I don’t know whether Kubrick wanted to make a joke out of the astronauts’ behaviour, or whether he was making a meta-comment about the art of film-making, but the astronauts then do something that looks, in retrospect, like an act very much out of time: they assemble in front of the monolith and have one of them try to take a picture. The monolith refuses, however: the moment the astronauts find a pose, it emits an excruciatingly high sound – a beep from outer space, so to say – which makes the men cringe and try to block out the sound.
Because of its authorlessness, and because it utterly lacks in both referentiality and self-referentiality, the Space Odyssey monolith is to be considered more as a token of maximal autonomy than as a symbol or a metaphor, simply because reading it like a symbol or a metaphor is an all too human way of dealing with it. The monolith is not a symbol pinpointing certain truths, meanings, messages or any other kind of human projection.
Thus, Rothko’s work should be dealt with as a thing that does not stand for anything, that doesn’t carry a meaning, that doesn’t point – metaphorically or metonymically – towards a certain message or truth, that doesn’t try to say anything at all. Because it doesn’t say anything, we should say anything either. Of course: all things that can’t be spoken about, trigger attempts at speaking anyway. If we can’t understand them, then we can ambush them with words or gestures, as did the astronauts in A Space Odyssey.

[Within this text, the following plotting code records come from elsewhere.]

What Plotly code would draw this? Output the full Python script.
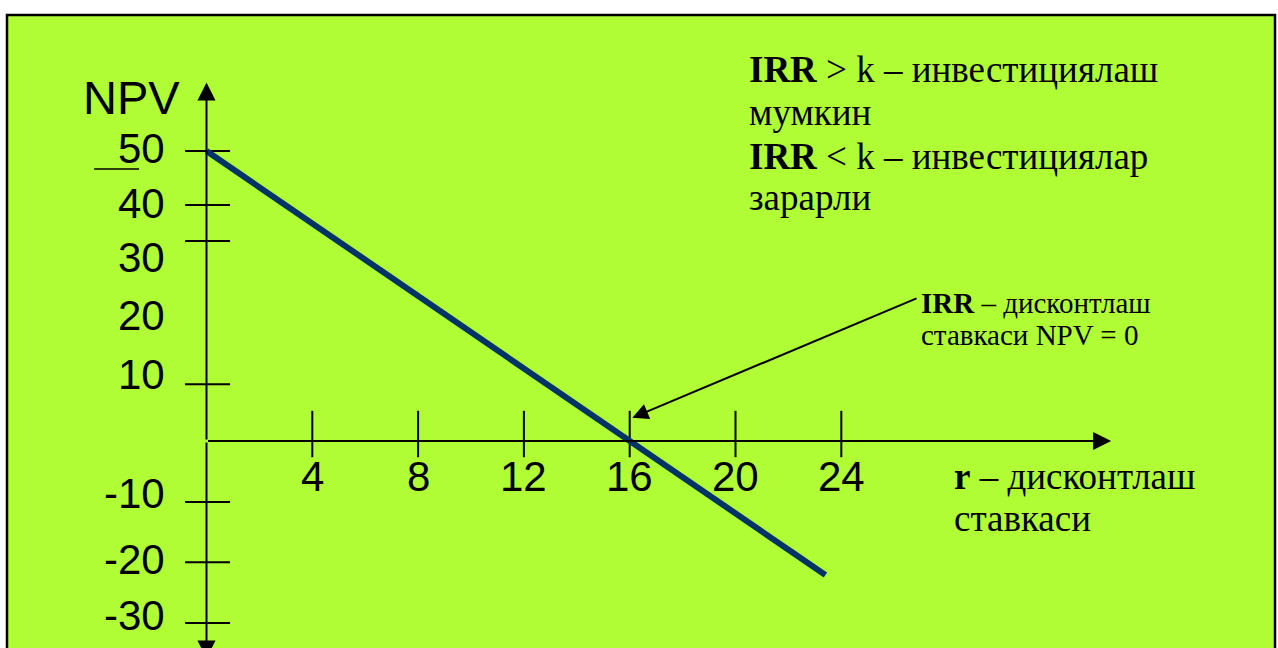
import plotly.graph_objects as go

# NPV profile: NPV falls as the discount rate r rises, crossing zero at IRR = 16
r_vals = [0, 16, 23.4]
npv_vals = [50, 0, -23.1]

# r axis ticks and labels
x_ticks = [4, 8, 12, 16, 20, 24]
x_tick_text = ["4", "8", "12", "16", "20", "24"]

# NPV axis: short tick bars and the numbers beside them (hand-drawn scale)
y_tick_marks = [50, 40.7, 34.5, 9.8, -10.5, -20.9, -31.4]
y_label_text = ["50", "40", "30", "20", "10", "-10", "-20", "-30"]
y_label_pos = [50.5, 40.9, 31.6, 21.7, 11.4, -9.1, -20.5, -30.0]

# axis extents
x_axis_end = 34.2
y_axis_top = 61.8
y_axis_bottom = -37.5

GREEN = "#B0FC35"
NAVY = "#003366"
SANS = "Liberation Sans, Arial, sans-serif"
SERIF = "Liberation Serif, Times New Roman, serif"

fig = go.Figure()

# tick bars on the r axis
tx, ty = [], []
for v in x_ticks:
    tx += [v, v, None]
    ty += [5.2, -2.8, None]
# tick bars on the NPV axis
for v in y_tick_marks:
    tx += [-0.81, 0.89, None]
    ty += [v, v, None]
fig.add_trace(go.Scatter(x=tx, y=ty, mode="lines",
                         line=dict(color="black", width=2),
                         hoverinfo="skip", showlegend=False))

# short stray rule under the 50 label
fig.add_trace(go.Scatter(x=[-4.25, -2.55], y=[46.9, 46.9], mode="lines",
                         line=dict(color="black", width=1.5),
                         hoverinfo="skip", showlegend=False))

# NPV line
fig.add_trace(go.Scatter(x=r_vals, y=npv_vals, mode="lines",
                         line=dict(color=NAVY, width=6),
                         hoverinfo="skip", showlegend=False))

annotations = []

def arrow(x, y, ax, ay, width=2, size=1.8):
    annotations.append(dict(x=x, y=y, ax=ax, ay=ay, xref="x", yref="y",
                            axref="x", ayref="y", text="", showarrow=True,
                            arrowhead=2, arrowwidth=width, arrowsize=size,
                            arrowcolor="black", standoff=0, startstandoff=0))

# axes with arrowheads
arrow(x_axis_end, 0, 0, 0)
arrow(0, y_axis_top, 0, 0)
arrow(0, y_axis_bottom, 0, 0)
# pointer to IRR
arrow(16.1, 4.0, 26.9, 24.7, width=2, size=1.6)

# r axis numbers
for v, t in zip(x_ticks, x_tick_text):
    annotations.append(dict(x=v, y=-6.1, xref="x", yref="y", text=t,
                            showarrow=False, xanchor="center", yanchor="middle",
                            font=dict(family=SANS, size=42, color="black")))

# NPV axis numbers
for v, t in zip(y_label_pos, y_label_text):
    annotations.append(dict(x=-1.49, y=v, xref="x", yref="y", text=t,
                            showarrow=False, xanchor="right", yanchor="middle",
                            font=dict(family=SANS, size=42, color="black")))

# axis title
annotations.append(dict(x=-2.85, y=59.3, xref="x", yref="y", text="NPV",
                        showarrow=False, xanchor="center", yanchor="middle",
                        font=dict(family=SANS, size=47, color="black")))

# decision rule text
rule_lines = ["<b>IRR</b> > k – инвестициялаш", "мумкин",
              "<b>IRR</b> < k – инвестициялар", "зарарли"]
rule_y = [64.1, 56.7, 49.1, 42.0]
for t, v in zip(rule_lines, rule_y):
    annotations.append(dict(x=20.42, y=v, xref="x", yref="y", text=t,
                            showarrow=False, xanchor="left", yanchor="middle",
                            font=dict(family=SERIF, size=37, color="black")))

# IRR explanation
irr_lines = ["<b>IRR</b> – дисконтлаш", "ставкаси NPV = 0"]
irr_y = [23.8, 18.3]
for t, v in zip(irr_lines, irr_y):
    annotations.append(dict(x=26.95, y=v, xref="x", yref="y", text=t,
                            showarrow=False, xanchor="left", yanchor="middle",
                            font=dict(family=SERIF, size=29, color="black")))

# r axis title
r_lines = ["<b>r</b> – дисконтлаш", "ставкаси"]
r_y = [-6.2, -13.4]
for t, v in zip(r_lines, r_y):
    annotations.append(dict(x=28.2, y=v, xref="x", yref="y", text=t,
                            showarrow=False, xanchor="left", yanchor="middle",
                            font=dict(family=SERIF, size=37, color="black")))

fig.update_layout(
    width=1278, height=648,
    margin=dict(l=0, r=0, t=0, b=0),
    paper_bgcolor="white",
    plot_bgcolor="rgba(0,0,0,0)",
    showlegend=False,
    xaxis=dict(range=[-7.807, 40.51], visible=False, fixedrange=True),
    yaxis=dict(range=[-35.69, 76.03], visible=False, fixedrange=True),
    shapes=[dict(type="rect", xref="paper", yref="paper",
                 x0=7 / 1278, x1=1275 / 1278, y0=-0.05, y1=1 - 15 / 648,
                 fillcolor=GREEN, line=dict(color="black", width=2.5),
                 layer="below")],
    annotations=annotations,
)

fig.write_html("out.html")
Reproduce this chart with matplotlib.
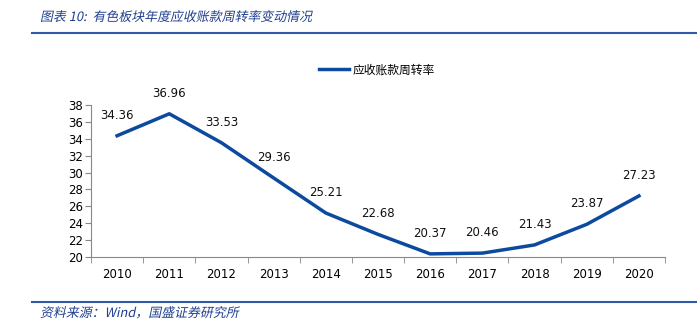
import matplotlib.pyplot as plt
from matplotlib.lines import Line2D
from matplotlib.textpath import TextPath
from matplotlib.patches import PathPatch
from matplotlib.font_manager import FontProperties
from matplotlib.transforms import Affine2D

plt.rcParams['font.family'] = ['DejaVu Sans', 'Noto Sans CJK SC']

# --- Data ---
years = ['2010', '2011', '2012', '2013', '2014', '2015', '2016', '2017', '2018', '2019', '2020']
turnover = [34.36, 36.96, 33.53, 29.36, 25.21, 22.68, 20.37, 20.46, 21.43, 23.87, 27.23]
y_ticks = list(range(20, 39, 2))

line_color = '#0B4A9E'
title_color = '#1F3F8F'
W, H, DPI = 697, 329, 100

fig = plt.figure(figsize=(W / DPI, H / DPI), dpi=DPI)
ax = fig.add_axes([91 / W, 1 - 257 / H, (665 - 91) / W, (257 - 105) / H])

x = list(range(len(years)))
ax.plot(x, turnover, color=line_color, lw=2.5, solid_joinstyle='round')

for xi, v in zip(x, turnover):
    ax.annotate(f"{v:.2f}", (xi, v), xytext=(0, 10), textcoords='offset points',
                ha='center', va='bottom', fontsize=8.5, color='#111111')

ax.set_xlim(-0.5, len(years) - 0.5)
ax.set_ylim(20, 38)
ax.set_yticks(y_ticks)
ax.set_xticks(x)
ax.set_xticklabels(years)
ax.set_xticks([i - 0.5 for i in range(len(years) + 1)], minor=True)
ax.tick_params(axis='x', which='major', length=0, pad=8, labelsize=8.5)
ax.tick_params(axis='x', which='minor', length=4, direction='out', color='#888888')
ax.tick_params(axis='y', length=4, direction='out', color='#888888', labelsize=8.5, pad=2)

for side in ['top', 'right']:
    ax.spines[side].set_visible(False)
ax.spines['left'].set_color('#888888')
ax.spines['bottom'].set_color('#888888')

# Legend
fig.legend(handles=[Line2D([0], [0], color=line_color, lw=2.5)], labels=['应收账款周转率'],
           loc='center', bbox_to_anchor=(377 / W, 1 - 70 / H), frameon=False,
           handlelength=2.6, handletextpad=0.3,
           prop={'family': ['Noto Sans CJK SC'], 'size': 8.5})


# slanted (faux italic) text, since the CJK font has no italic face
def slanted_text(s, x_px, y_px, size):
    tp = TextPath((0, 0), s, size=size, prop=FontProperties(family='Noto Sans CJK SC'))
    tr = Affine2D().skew_deg(12, 0).scale(DPI / 72).translate(x_px, y_px)
    fig.add_artist(PathPatch(tp, transform=tr, facecolor=title_color, edgecolor='none'))


slanted_text('图表 10:  有色板块年度应收账款周转率变动情况', 40, H - 21, 9.3)
slanted_text('资料来源：Wind，国盛证券研究所', 40, H - 317, 9.3)

fig.add_artist(Line2D([32 / W, 1], [1 - 33 / H, 1 - 33 / H], color='#2E5AA8', lw=1.5))
fig.add_artist(Line2D([32 / W, 1], [1 - 302 / H, 1 - 302 / H], color='#2E5AA8', lw=1.5))

fig.savefig('out.png', dpi=DPI)
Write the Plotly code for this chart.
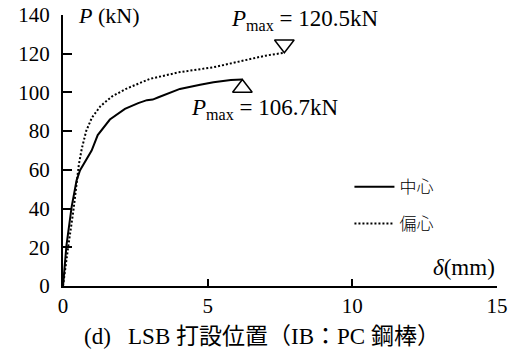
import plotly.graph_objects as go

# Load-displacement curves (delta in mm, P in kN)
center_delta = [0, 0.05, 0.12, 0.3, 0.47, 0.59, 0.75, 0.99, 1.2, 1.62, 2.14, 2.6, 2.9,
                3.1, 3.3, 3.8, 4.04, 4.74, 5.2, 5.8, 6.2]
center_load = [0, 8, 21, 41, 54.6, 59.8, 64, 70, 78, 86, 91.5, 94.5, 96, 96.3, 97.5,
               100.5, 101.8, 104, 105.3, 106.4, 106.7]

eccentric_delta = [0, 0.05, 0.18, 0.36, 0.47, 0.55, 0.65, 0.8, 1.0, 1.3, 1.7, 2.2, 3.0,
                   4.04, 5.2, 6.35, 7.0, 7.65]
eccentric_load = [0, 5, 20.3, 39, 53, 63, 71, 80, 87, 93, 98, 102, 107, 110.5, 113,
                  116.9, 119, 120.5]

series_names = ["中心", "偏心"]
pmax_center = 106.7
pmax_eccentric = 120.5

x_ticks = [0, 5, 10, 15]
y_ticks = [0, 20, 40, 60, 80, 100, 120, 140]

SERIF = "Liberation Serif"
CJK = "Noto Sans CJK JP"
MARK_SIZE = 17
KN_PER_PX = 140 / 271.0
tri_shift = (MARK_SIZE / 2) * KN_PER_PX  # moves the triangle apex onto the peak

fig = go.Figure()
fig.add_trace(go.Scatter(
    x=center_delta, y=center_load, mode="lines", name=series_names[0],
    line=dict(color="black", width=2), legend="legend"))
fig.add_trace(go.Scatter(
    x=eccentric_delta, y=eccentric_load, mode="lines", name=series_names[1],
    line=dict(color="black", width=2, dash="2px,2px"), legend="legend2"))

# peak markers
fig.add_trace(go.Scatter(
    x=[center_delta[-1]], y=[pmax_center - tri_shift], mode="markers", showlegend=False,
    marker=dict(symbol="triangle-up-open", size=MARK_SIZE, color="black",
                line=dict(width=1.5, color="black"))))
fig.add_trace(go.Scatter(
    x=[eccentric_delta[-1]], y=[pmax_eccentric + tri_shift], mode="markers", showlegend=False,
    marker=dict(symbol="triangle-down-open", size=MARK_SIZE, color="black",
                line=dict(width=1.5, color="black"))))

axis_common = dict(showgrid=False, zeroline=False, showline=True, linecolor="black",
                   linewidth=2, ticks="inside", tickcolor="black", tickwidth=2,
                   automargin=False,
                   tickfont=dict(family=SERIF, size=21, color="black"))

fig.update_xaxes(range=[0, 15], tickvals=x_ticks, ticklen=7, **axis_common)
fig.update_yaxes(range=[0, 140], tickvals=y_ticks, ticklen=9, ticklabelstandoff=7,
                 **axis_common)

legend_common = dict(xanchor="left", yanchor="middle", bgcolor="rgba(0,0,0,0)",
                     itemwidth=40,
                     font=dict(family=CJK, size=17, color="black", weight=300),
                     borderwidth=0)

fig.update_layout(
    width=512, height=351,
    margin=dict(l=63, r=15, t=15, b=65),
    paper_bgcolor="white", plot_bgcolor="white",
    legend=dict(x=0.66, y=0.365, **legend_common),
    legend2=dict(x=0.66, y=0.229, **legend_common),
    annotations=[
        dict(x=0.45, y=140, xref="x", yref="y", xanchor="left", yanchor="middle",
             text="<i>P</i> (kN)", showarrow=False,
             font=dict(family=SERIF, size=22, color="black")),
        dict(x=15, y=9.5, xref="x", yref="y", xanchor="right", yanchor="middle",
             text="<i>δ</i>(mm)", showarrow=False,
             font=dict(family=SERIF, size=23, color="black")),
        dict(x=5.72, y=139, yshift=-3, xref="x", yref="y", xanchor="left", yanchor="middle",
             text="<i>P</i><sub>max</sub> = %.1fkN" % pmax_eccentric, showarrow=False,
             font=dict(family=SERIF, size=23, color="black")),
        dict(x=4.36, y=91.5, xref="x", yref="y", xanchor="left", yanchor="middle",
             text="<i>P</i><sub>max</sub> = %.1fkN" % pmax_center, showarrow=False,
             font=dict(family=SERIF, size=23, color="black")),
        dict(x=(262 - 63) / 434.0, y=-(336 - 286) / 271.0, xref="paper", yref="paper",
             xanchor="center", yanchor="middle", showarrow=False,
             text="(d)\u2002 LSB 打設位置（IB：PC 鋼棒）",
             font=dict(family="Liberation Serif, Noto Sans CJK JP", size=23, color="black")),
    ],
)

fig.write_html("out.html")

The third time we see the monolith, it stands in a futuristic bedroom. Interpretations of its presence there vary: it’s a tombstone, a sentinel, a wordless verdict, a bank vault turned inside out, the representation of an otherworldly spirit, the ghost of the past and the future, the dark mirror of our dreams and fears, or anything we can come up with to give it a place in the realm of our language. Any one of those interpretations could be true, truthful or valuable in some other way. It doesn’t matter, I think. What matters, is that it offers us, besides the plurality of its possible interpretations, something else, something I can’t seem to put in words, something akin to the sensual pleasure of inebriation.